O encanto da Londres moderna é ser construída não para durar, é ser construída para passar. Sua fragilidade, sua transparência, seus ornamentos de estuque colorido causam um prazer diferente e atingem um objetivo diferente do desejado e tentado pelos velhos construtores e seus patronos – a nobreza da Inglaterra. Seu orgulho exigia a ilusão de permanência. O nosso, pelo contrário, parece deleitar-se em provar que podemos tornar a pedra e o tijolo tão transitórios quanto nossos próprios desejos. (...) Derrubamos e construímos enquanto esperamos ser derrubados e reconstruídos. É um impulso provocador da criação e da fertilidade. A descoberta é estimulada e a invenção fica em alerta (...)

A mera ideia de idade, da solidez, da permanência através dos séculos é detestável para Oxfor Street. (...)

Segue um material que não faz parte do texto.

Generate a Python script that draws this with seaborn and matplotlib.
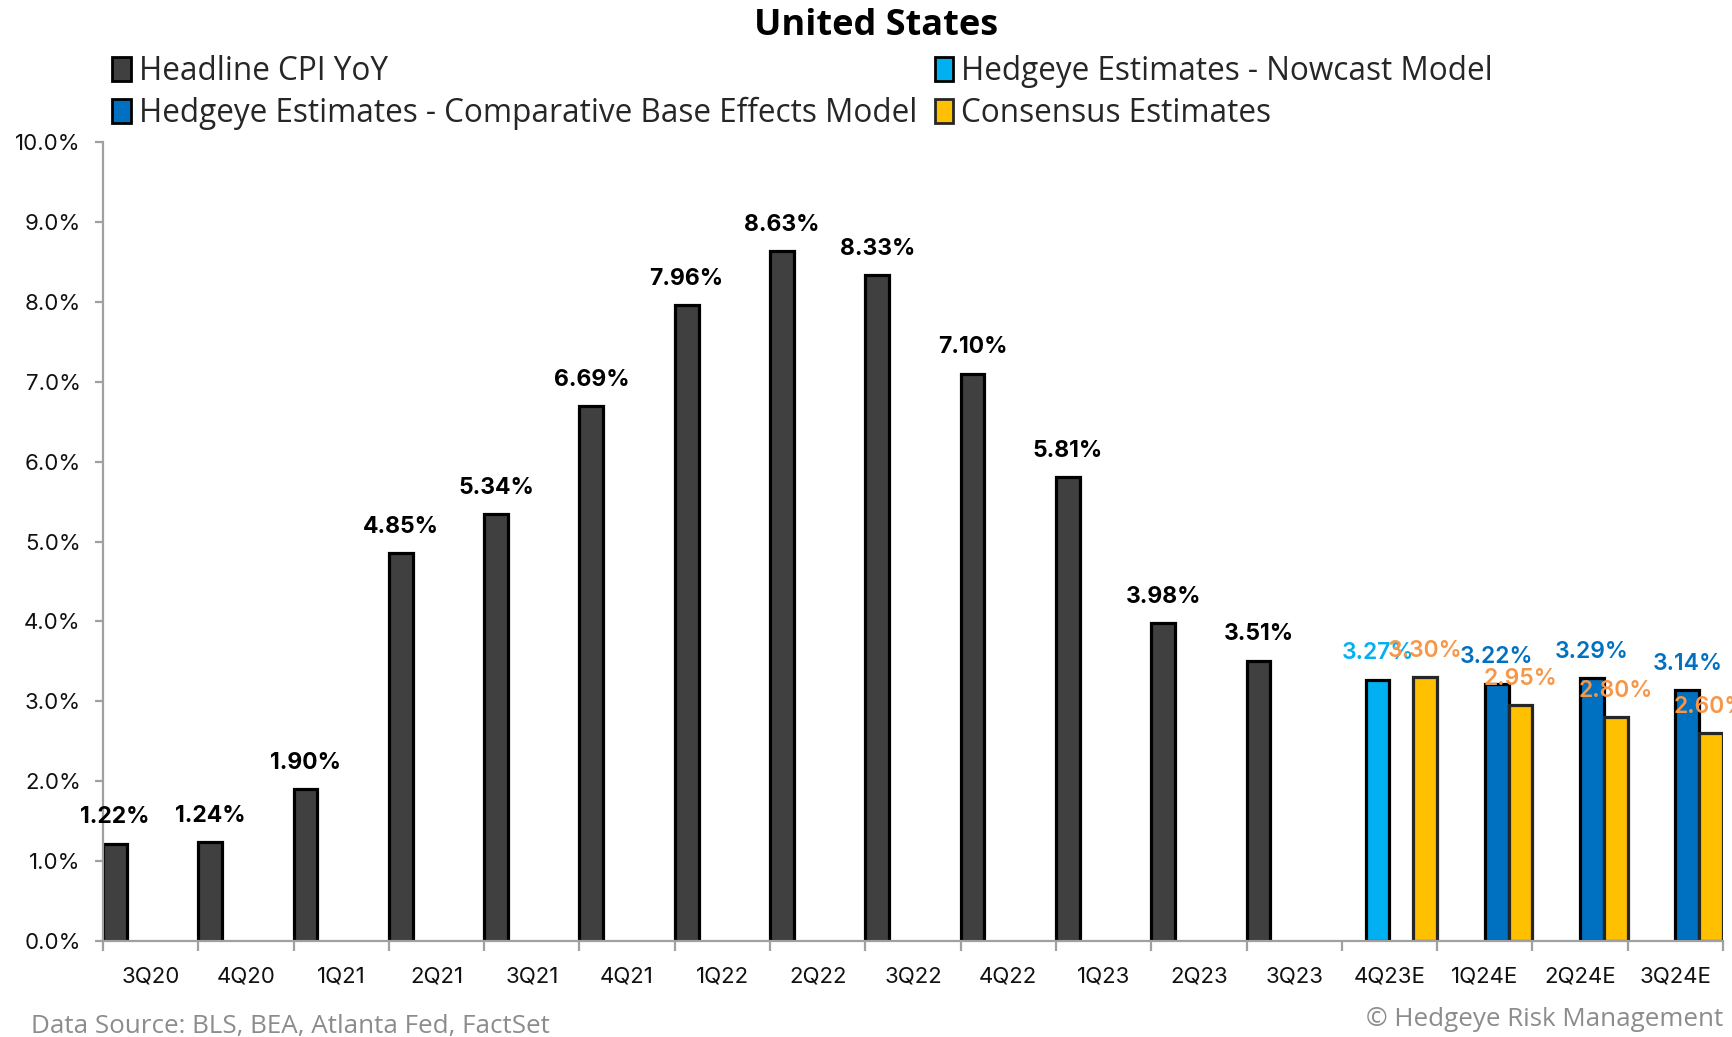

...essa rua espalhafatosa, alvoroçada e vulgar lembra-nos que a vida é uma luta; que toda construção é perecível; que toda exibição é vaidade.


A cidade, fenômeno central da modernidade e locus de sua manifestação, impõe e sofre o agitar frenético e incessante de uma era em que o tempo não dá trégua a nada e a ninguém. E isso acontece porque ele deixou de ser natural para ser cultural, saiu do riacho em que corria, líquido e voluntariamente, para pipocar doido nos trilhos de uma ferrovia fantasma que lhe impõe rumo e ritmo. Mais do que canalizado e desviado do curso normal do terreno, o tempo foi deslocado e modificado, submetido: é o tempo moderno. Que, já no século XX, foi se tornando pós-moderno, ainda mais acelerado e fugidio, saltando do trem para o avião, do correio para o telefone (móvel e com e redes sociais instaladas...), do emprego para a ocupação profissional mutante e incerta, do industrial para os serviços, do certo para o duvidoso, do relógio de pulso para a ubiquidade cronológica alimentada por informações em rede e via satélite, em telas espalhadas em todo canto e lugar.

Na era das fazendas senhoriais e pequenas vilas que as serviam e delas obtinham o sustento, o tempo era como um nobre e se movimentava ao ritmo da renda da terra (subordinada à colheita incerta). Com o advento das grandes cidades, o tempo se proletarizou, nos passos acelerados do capital faminto por lucro e juro, a todo momento, chova ou faça sol. Na fase atual de urbanização global, em rede, o tempo não será nem como um nobre, nem como um proletário, mas como um andarilho cheio de apetrechos tecnológicos que parecem que farão ruir os campos e cidades, enquanto começa a pensar em colonizar outros planetas.